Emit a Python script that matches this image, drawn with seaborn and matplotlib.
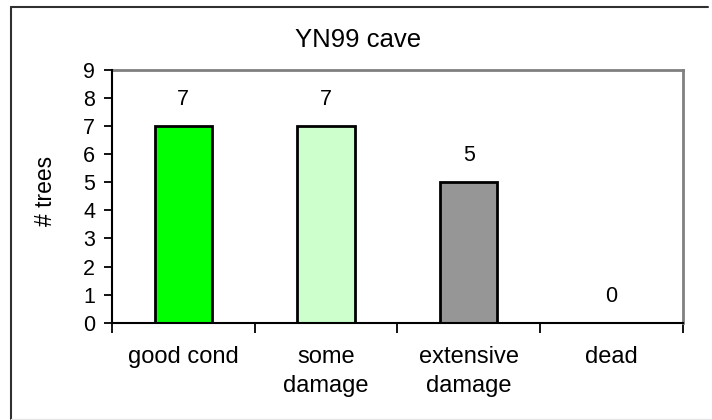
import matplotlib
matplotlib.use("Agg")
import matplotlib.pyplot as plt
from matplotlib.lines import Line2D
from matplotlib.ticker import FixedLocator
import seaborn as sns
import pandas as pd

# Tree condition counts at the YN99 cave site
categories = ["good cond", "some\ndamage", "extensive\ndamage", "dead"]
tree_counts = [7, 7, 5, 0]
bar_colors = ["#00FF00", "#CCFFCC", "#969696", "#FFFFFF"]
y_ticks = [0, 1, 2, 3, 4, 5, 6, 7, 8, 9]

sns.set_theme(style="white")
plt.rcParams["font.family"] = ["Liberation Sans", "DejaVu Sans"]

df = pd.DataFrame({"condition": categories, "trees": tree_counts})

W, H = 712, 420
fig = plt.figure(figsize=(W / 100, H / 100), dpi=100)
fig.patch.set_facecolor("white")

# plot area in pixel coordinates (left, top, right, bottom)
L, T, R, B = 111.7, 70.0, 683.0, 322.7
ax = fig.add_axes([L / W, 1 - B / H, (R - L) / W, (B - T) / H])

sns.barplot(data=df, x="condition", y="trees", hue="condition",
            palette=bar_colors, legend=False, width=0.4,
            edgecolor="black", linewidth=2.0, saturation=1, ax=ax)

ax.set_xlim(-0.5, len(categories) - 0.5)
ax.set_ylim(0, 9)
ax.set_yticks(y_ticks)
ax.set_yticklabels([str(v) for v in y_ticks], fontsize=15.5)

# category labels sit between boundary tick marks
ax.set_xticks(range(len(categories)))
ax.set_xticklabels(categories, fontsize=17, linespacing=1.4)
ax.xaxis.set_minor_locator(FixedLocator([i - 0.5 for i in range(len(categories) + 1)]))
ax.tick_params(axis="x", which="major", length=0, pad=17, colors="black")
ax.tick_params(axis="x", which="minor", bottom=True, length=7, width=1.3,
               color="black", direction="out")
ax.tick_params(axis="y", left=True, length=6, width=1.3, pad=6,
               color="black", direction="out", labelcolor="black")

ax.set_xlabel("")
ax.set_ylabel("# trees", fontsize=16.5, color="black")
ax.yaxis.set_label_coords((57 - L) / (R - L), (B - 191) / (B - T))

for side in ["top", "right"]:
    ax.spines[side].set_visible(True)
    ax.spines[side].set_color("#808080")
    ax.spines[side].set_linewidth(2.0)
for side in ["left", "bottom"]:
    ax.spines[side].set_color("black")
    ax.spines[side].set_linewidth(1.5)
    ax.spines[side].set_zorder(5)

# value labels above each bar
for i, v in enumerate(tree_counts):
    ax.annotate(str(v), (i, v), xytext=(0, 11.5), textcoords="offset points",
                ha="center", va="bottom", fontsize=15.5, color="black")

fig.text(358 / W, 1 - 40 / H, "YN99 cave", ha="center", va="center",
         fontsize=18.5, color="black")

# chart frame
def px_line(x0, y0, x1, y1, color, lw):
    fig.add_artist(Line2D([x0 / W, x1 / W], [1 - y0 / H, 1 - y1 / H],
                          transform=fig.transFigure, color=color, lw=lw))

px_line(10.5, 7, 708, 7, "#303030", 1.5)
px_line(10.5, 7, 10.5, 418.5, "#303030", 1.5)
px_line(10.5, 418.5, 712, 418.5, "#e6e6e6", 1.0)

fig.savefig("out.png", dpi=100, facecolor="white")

————————

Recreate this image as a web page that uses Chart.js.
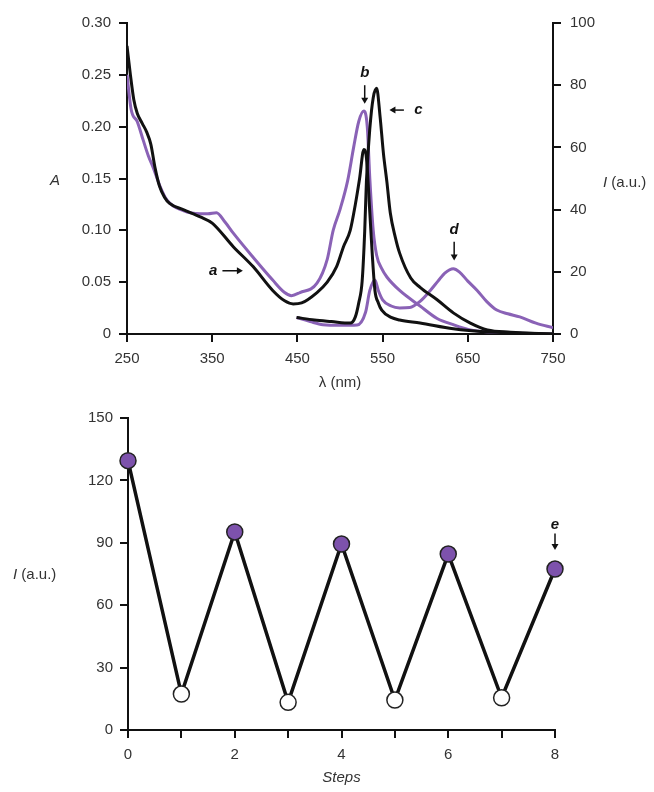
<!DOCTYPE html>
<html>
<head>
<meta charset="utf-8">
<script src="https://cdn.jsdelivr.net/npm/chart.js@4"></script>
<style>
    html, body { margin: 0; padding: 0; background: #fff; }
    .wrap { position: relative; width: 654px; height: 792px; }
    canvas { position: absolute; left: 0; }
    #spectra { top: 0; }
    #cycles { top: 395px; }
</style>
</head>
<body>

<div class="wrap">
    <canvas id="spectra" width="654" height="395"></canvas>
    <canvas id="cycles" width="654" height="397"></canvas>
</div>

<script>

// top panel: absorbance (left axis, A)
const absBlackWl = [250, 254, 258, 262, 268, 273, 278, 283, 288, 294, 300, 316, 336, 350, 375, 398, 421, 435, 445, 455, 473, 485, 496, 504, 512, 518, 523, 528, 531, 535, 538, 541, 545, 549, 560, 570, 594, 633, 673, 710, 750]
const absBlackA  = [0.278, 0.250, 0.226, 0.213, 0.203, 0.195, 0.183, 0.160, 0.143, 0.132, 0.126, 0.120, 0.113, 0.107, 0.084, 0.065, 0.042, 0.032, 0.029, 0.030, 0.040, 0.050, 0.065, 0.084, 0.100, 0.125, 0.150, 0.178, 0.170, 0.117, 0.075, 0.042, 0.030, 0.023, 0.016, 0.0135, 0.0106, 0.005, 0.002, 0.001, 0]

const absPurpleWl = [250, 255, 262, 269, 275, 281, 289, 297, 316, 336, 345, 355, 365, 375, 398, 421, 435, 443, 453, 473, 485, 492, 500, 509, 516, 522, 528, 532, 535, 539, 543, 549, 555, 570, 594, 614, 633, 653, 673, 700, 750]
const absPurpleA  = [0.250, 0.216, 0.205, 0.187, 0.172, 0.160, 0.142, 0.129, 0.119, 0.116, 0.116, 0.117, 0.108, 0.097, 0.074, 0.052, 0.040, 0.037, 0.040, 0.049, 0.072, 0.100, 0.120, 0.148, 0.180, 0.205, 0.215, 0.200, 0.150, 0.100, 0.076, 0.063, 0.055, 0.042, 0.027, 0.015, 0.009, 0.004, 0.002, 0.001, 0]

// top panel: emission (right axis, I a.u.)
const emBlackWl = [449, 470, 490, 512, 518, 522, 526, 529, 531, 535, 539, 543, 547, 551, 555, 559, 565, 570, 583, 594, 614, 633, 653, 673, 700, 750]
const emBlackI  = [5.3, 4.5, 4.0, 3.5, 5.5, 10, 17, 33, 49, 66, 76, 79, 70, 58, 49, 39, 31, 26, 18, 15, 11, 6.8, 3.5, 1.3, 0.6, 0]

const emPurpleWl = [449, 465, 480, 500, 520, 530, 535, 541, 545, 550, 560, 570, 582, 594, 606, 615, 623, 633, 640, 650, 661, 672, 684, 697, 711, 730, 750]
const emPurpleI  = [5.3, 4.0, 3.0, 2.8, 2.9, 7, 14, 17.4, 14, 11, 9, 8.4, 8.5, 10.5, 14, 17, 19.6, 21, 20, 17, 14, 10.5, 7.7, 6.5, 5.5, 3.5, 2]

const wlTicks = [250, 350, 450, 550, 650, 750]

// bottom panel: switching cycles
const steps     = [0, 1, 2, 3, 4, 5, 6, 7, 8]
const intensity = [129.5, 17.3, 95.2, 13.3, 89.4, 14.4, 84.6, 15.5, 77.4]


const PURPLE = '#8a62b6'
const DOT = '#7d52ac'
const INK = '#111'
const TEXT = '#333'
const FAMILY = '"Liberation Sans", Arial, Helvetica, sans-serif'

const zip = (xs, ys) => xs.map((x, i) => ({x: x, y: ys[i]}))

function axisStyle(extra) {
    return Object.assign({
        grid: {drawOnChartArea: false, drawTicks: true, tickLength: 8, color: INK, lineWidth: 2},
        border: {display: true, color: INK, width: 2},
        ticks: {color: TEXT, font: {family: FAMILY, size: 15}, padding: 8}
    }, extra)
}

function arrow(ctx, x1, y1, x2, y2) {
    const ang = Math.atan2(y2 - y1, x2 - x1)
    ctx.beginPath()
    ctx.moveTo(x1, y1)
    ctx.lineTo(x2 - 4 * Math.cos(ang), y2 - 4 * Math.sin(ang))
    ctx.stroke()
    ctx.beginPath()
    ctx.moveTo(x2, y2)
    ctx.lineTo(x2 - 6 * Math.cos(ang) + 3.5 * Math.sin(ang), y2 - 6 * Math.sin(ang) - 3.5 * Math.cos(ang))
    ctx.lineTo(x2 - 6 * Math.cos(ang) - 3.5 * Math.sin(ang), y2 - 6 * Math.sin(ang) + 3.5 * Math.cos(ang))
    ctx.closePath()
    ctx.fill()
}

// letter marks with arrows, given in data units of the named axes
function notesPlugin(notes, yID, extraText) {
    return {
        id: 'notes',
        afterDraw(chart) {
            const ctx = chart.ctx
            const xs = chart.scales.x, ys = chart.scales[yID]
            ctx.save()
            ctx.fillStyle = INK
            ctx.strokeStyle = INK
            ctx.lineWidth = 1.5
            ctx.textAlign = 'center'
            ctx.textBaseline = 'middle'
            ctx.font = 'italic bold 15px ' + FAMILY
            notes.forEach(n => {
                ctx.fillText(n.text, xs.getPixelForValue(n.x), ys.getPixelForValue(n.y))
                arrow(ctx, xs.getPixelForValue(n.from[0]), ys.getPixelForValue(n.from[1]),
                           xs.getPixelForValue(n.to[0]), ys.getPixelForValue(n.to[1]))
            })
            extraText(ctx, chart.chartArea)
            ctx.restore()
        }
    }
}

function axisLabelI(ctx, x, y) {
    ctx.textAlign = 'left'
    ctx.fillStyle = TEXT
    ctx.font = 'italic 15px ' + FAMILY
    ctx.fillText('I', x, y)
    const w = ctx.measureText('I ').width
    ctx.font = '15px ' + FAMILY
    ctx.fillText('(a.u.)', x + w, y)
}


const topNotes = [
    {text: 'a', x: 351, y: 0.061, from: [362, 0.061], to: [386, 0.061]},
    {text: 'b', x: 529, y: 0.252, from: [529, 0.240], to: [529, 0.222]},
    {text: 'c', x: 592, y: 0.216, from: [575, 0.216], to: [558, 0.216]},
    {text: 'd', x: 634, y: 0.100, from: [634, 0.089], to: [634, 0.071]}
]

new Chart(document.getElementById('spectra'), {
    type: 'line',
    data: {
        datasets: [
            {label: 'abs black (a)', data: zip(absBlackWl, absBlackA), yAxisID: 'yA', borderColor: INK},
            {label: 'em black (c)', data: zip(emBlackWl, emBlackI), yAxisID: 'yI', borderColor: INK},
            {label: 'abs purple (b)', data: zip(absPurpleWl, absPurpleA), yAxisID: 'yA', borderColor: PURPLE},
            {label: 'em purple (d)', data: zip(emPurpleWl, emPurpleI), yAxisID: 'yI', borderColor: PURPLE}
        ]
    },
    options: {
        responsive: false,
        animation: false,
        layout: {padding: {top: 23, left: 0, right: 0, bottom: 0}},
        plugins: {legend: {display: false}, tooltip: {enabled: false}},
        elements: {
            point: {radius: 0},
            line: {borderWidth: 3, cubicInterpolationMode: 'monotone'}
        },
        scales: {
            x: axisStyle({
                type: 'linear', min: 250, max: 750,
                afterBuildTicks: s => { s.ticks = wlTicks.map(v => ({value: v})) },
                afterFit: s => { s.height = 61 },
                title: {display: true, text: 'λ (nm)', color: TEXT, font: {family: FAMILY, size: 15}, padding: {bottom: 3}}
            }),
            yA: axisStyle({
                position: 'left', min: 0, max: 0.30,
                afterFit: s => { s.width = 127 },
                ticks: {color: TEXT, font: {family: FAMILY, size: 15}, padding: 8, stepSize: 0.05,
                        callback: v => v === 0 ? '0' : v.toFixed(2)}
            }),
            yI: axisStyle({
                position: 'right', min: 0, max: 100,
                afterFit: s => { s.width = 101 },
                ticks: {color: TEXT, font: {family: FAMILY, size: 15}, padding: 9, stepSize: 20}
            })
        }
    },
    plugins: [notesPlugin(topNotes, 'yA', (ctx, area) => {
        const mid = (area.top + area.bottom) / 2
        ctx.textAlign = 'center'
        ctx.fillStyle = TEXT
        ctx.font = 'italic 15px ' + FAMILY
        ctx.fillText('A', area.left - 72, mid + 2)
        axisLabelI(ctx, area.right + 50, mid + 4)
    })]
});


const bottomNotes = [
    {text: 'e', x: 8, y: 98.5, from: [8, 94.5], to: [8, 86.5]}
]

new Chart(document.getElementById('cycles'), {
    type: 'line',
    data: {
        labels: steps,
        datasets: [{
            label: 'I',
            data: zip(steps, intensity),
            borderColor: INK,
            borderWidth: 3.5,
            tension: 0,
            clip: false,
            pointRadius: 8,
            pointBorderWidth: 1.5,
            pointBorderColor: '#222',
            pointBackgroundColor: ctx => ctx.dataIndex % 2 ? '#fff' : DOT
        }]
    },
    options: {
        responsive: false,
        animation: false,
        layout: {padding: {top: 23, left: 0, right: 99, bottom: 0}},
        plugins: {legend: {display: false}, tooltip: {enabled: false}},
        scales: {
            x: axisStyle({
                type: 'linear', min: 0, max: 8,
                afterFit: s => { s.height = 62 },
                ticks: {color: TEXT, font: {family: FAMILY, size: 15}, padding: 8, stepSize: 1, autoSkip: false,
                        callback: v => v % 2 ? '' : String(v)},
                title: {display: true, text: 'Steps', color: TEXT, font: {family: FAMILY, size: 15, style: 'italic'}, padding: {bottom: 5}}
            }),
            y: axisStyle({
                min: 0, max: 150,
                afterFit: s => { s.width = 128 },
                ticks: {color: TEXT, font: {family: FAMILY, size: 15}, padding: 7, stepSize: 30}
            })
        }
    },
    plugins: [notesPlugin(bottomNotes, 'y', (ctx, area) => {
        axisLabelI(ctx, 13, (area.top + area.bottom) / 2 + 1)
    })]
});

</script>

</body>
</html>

————————

Work required
Among the entries above, locate the line with "Emit a Python" and the line with "ax.set_yticklabels([str(v) for v". Give those two lines and all lines between them again, exactly, leaving out the pictures.

Result
Emit a Python script that matches this image, drawn with seaborn and matplotlib.
import matplotlib
matplotlib.use("Agg")
import matplotlib.pyplot as plt
from matplotlib.lines import Line2D
from matplotlib.ticker import FixedLocator
import seaborn as sns
import pandas as pd

# Tree condition counts at the YN99 cave site
categories = ["good cond", "some\ndamage", "extensive\ndamage", "dead"]
tree_counts = [7, 7, 5, 0]
bar_colors = ["#00FF00", "#CCFFCC", "#969696", "#FFFFFF"]
y_ticks = [0, 1, 2, 3, 4, 5, 6, 7, 8, 9]

sns.set_theme(style="white")
plt.rcParams["font.family"] = ["Liberation Sans", "DejaVu Sans"]

df = pd.DataFrame({"condition": categories, "trees": tree_counts})

W, H = 712, 420
fig = plt.figure(figsize=(W / 100, H / 100), dpi=100)
fig.patch.set_facecolor("white")

# plot area in pixel coordinates (left, top, right, bottom)
L, T, R, B = 111.7, 70.0, 683.0, 322.7
ax = fig.add_axes([L / W, 1 - B / H, (R - L) / W, (B - T) / H])

sns.barplot(data=df, x="condition", y="trees", hue="condition",
            palette=bar_colors, legend=False, width=0.4,
            edgecolor="black", linewidth=2.0, saturation=1, ax=ax)

ax.set_xlim(-0.5, len(categories) - 0.5)
ax.set_ylim(0, 9)
ax.set_yticks(y_ticks)
ax.set_yticklabels([str(v) for v in y_ticks], fontsize=15.5)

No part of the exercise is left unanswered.